Want to hear about MEAN? Until very recently, Members of Staff were limited to a half hour of screen time PER DAY. That's right-- either a half of of a PBS show, or a half hour of an educational video game. Later, they could check e mail or Facebook, or attempt to play RuneScape with dial-up, but they still had only a half hour. In the summer, they only could watch a movie if it rained. My eldest daughter thinks this is the best thing I have ever done, having spent some time babysitting children who were overly fond of video games. I'd been saying that few books address this topic, and lo and behold, TWO graphic novels about video games showed up.
After you read this, get off the computer and go outside and play. Although, having search this topic, parents are really paranoid about doing this now. I'm skulking off to go feel old....
Krosoczka, Jarrett. Lunch Lady and the Video Game Villian
23 April 2013, Knopf Books for Young Readers
Copy from Young Adult Books Central, and reviewed there.
Hector is determined to run for student body president against Christopher Milmoe even though Milmoe has huge banners, buttons, and campaign promises that aren't realistic.
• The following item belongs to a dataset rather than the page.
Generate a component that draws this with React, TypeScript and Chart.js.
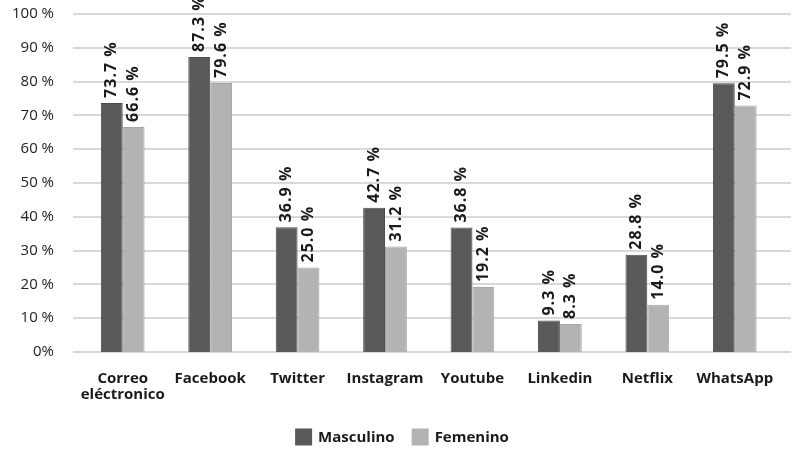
import React, { useEffect, useRef } from "react";
import { Chart, registerables } from "chart.js";

Chart.register(...registerables);

const categories: (string | string[])[] = [
  ["Correo", "eléctronico"],
  "Facebook",
  "Twitter",
  "Instagram",
  "Youtube",
  "Linkedin",
  "Netflix",
  "WhatsApp",
];
const masculino = [73.7, 87.3, 36.9, 42.7, 36.8, 9.3, 28.8, 79.5];
const femenino = [66.6, 79.6, 25.0, 31.2, 19.2, 8.3, 14.0, 72.9];
const seriesNames = ["Masculino", "Femenino"];
const seriesColors = ["#595959", "#b3b3b3"];

const FONT = "'Open Sans', 'DejaVu Sans', sans-serif";

// horizontal gridlines that run a little past the category area, as in the original
const gridLines = {
  id: "gridLines",
  beforeDatasetsDraw(chart: any) {
    const ctx = chart.ctx;
    const y = chart.scales.y;
    ctx.save();
    ctx.strokeStyle = "#d9d9d9";
    ctx.lineWidth = 2;
    y.ticks.forEach((t: any) => {
      const py = Math.round(y.getPixelForValue(t.value));
      ctx.beginPath();
      ctx.moveTo(73, py);
      ctx.lineTo(791, py);
      ctx.stroke();
    });
    ctx.restore();
  },
};

const valueLabels = {
  id: "valueLabels",
  afterDatasetsDraw(chart: any) {
    const ctx = chart.ctx;
    ctx.save();
    ctx.font = `bold 16px ${FONT}`;
    (ctx as any).letterSpacing = "1px";
    ctx.fillStyle = "#1a1a1a";
    chart.data.datasets.forEach((ds: any, di: number) => {
      const meta = chart.getDatasetMeta(di);
      meta.data.forEach((el: any, i: number) => {
        const v = ds.data[i] as number;
        ctx.save();
        ctx.translate(el.x, el.y - 5);
        ctx.rotate(-Math.PI / 2);
        ctx.textAlign = "left";
        ctx.textBaseline = "middle";
        ctx.fillText(v.toFixed(1) + " %", 0, 0);
        ctx.restore();
      });
    });
    ctx.restore();
  },
};

// legend centred like the original (slightly right of the canvas centre)
const customLegend = {
  id: "customLegend",
  afterDraw(chart: any) {
    const ctx = chart.ctx;
    ctx.save();
    ctx.font = `bold 15px ${FONT}`;
    const box = 17;
    const gapText = 6;
    const gapItem = 17;
    const items = chart.data.datasets.map((ds: any) => ({
      label: ds.label,
      color: ds.backgroundColor,
      w: ctx.measureText(ds.label).width,
    }));
    let total = 0;
    items.forEach((it: any, i: number) => {
      total += box + gapText + it.w + (i < items.length - 1 ? gapItem : 0);
    });
    let x = 402 - total / 2;
    const cy = 437;
    items.forEach((it: any) => {
      ctx.fillStyle = it.color;
      ctx.fillRect(x, cy - box / 2, box, box);
      ctx.fillStyle = "#1a1a1a";
      ctx.textAlign = "left";
      ctx.textBaseline = "middle";
      ctx.fillText(it.label, x + box + gapText, cy + 1);
      x += box + gapText + it.w + gapItem;
    });
    ctx.restore();
  },
};

export default function App() {
  const ref = useRef<HTMLCanvasElement>(null);
  useEffect(() => {
    document.body.style.margin = "0";
    const chart = new Chart(ref.current!, {
      type: "bar",
      data: {
        labels: categories,
        datasets: [
          {
            label: seriesNames[0],
            data: masculino,
            backgroundColor: seriesColors[0],
            borderColor: "#4d4d4d",
            borderWidth: 1,
            categoryPercentage: 0.5,
            barPercentage: 1.0,
          },
          {
            label: seriesNames[1],
            data: femenino,
            backgroundColor: seriesColors[1],
            borderColor: "#a8a8a8",
            borderWidth: 1,
            categoryPercentage: 0.5,
            barPercentage: 1.0,
          },
        ],
      },
      options: {
        animation: false,
        responsive: false,
        maintainAspectRatio: false,
        layout: { padding: { top: 14, right: 14, left: 0, bottom: 48 } },
        scales: {
          y: {
            min: 0,
            max: 100,
            afterFit: (s: any) => {
              s.width = 79;
              s.paddingTop = 0;
              s.paddingBottom = 0;
            },
            ticks: {
              stepSize: 10,
              color: "#222",
              font: { family: FONT, size: 15 },
              padding: 25,
              callback: (v: any) => (v === 0 ? "0%" : v + " %"),
            },
            grid: { display: false, drawTicks: false },
            border: { display: false },
          },
          x: {
            afterFit: (s: any) => {
              s.height = 50;
            },
            ticks: {
              color: "#1a1a1a",
              font: { family: FONT, size: 15, weight: "bold", lineHeight: 1.07 },
              padding: 19,
              maxRotation: 0,
              autoSkip: false,
            },
            grid: { display: false, drawTicks: false },
            border: { display: false },
          },
        },
        plugins: {
          legend: { display: false },
          tooltip: { enabled: false },
        },
      },
      plugins: [gridLines, valueLabels, customLegend],
    });
    return () => chart.destroy();
  }, []);
  return (
    <div style={{ width: 793, height: 450 }}>
      <canvas ref={ref} width={793} height={450} />
    </div>
  );
}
He even brings in pizza on vegetable souffle day in the cafeteria! At the same time, electronic devices start disappearing around the school, including Hector's X-Station Mobile. The Lunch Ladies are on this, using what technology they have left for surveillance. When they discover the culprit, they go to battle with him... but Lunch Lady gets sucked in Hector's video game and is in danger of losing. Even though it's in the middle of speeches, Hector comes to her rescue. No matter what the outcome of the election is, though, problems are looming because of the new, evil superintendent, Dr. Van Grindheimer. What will become of the Lunch Ladies in book 10?
Strengths: As always, these are a fun romp of evil characters. No one (except the lunch ladies) is spared! Children delight in seeing teachers play the bad guy if it is done in an over-the-top way, and the illustrations in these books are always fun to look at. With the state of school funding, I got a big kick out of the evil superintendent strutting around in pointy black boots and making her cuts, knowing that the Lunch Ladies will find a way to neutralize her!
Weaknesses: More school elections. Still not my favorite thing!
Holm, Jennifer L. and Matthew. Squish: Game on (Squish #5)
1 May 2013, Random House
Copy from Young Adult Books Central and reviewed there.
Squish certainly loves to read comic books about Super Amoeba, but when his friends Peggy and Pod get him hooked on the video game Meitosis,Squish is so determined to make it to the next level that he doesn't care about anything else. He doesn't do his book report on Moby Dick, he doesn't sleep, and he doesn't even care about going to the comic convention with his dad! Evenutally, Squish realizes that the game isn't that exciting, and that he really needs to pay attention to other things in his life.
Strengths: Snarky humor that appeals to both kids and grown ups is always the best part of Squish. Additional information about science is fun as well, but children will enjoy seeing Squish caught in the throes of striving for "rainbow effect" and "kitten effect" to the exclusion of all else. A teacher who likes comics, as well as a father who supports Squish's interest, add to the fun characters.
Weaknesses: This was a bit cautionary, and I'm not sure if children who are addicted to video games will see themselves in this and learn from it! We can only hope!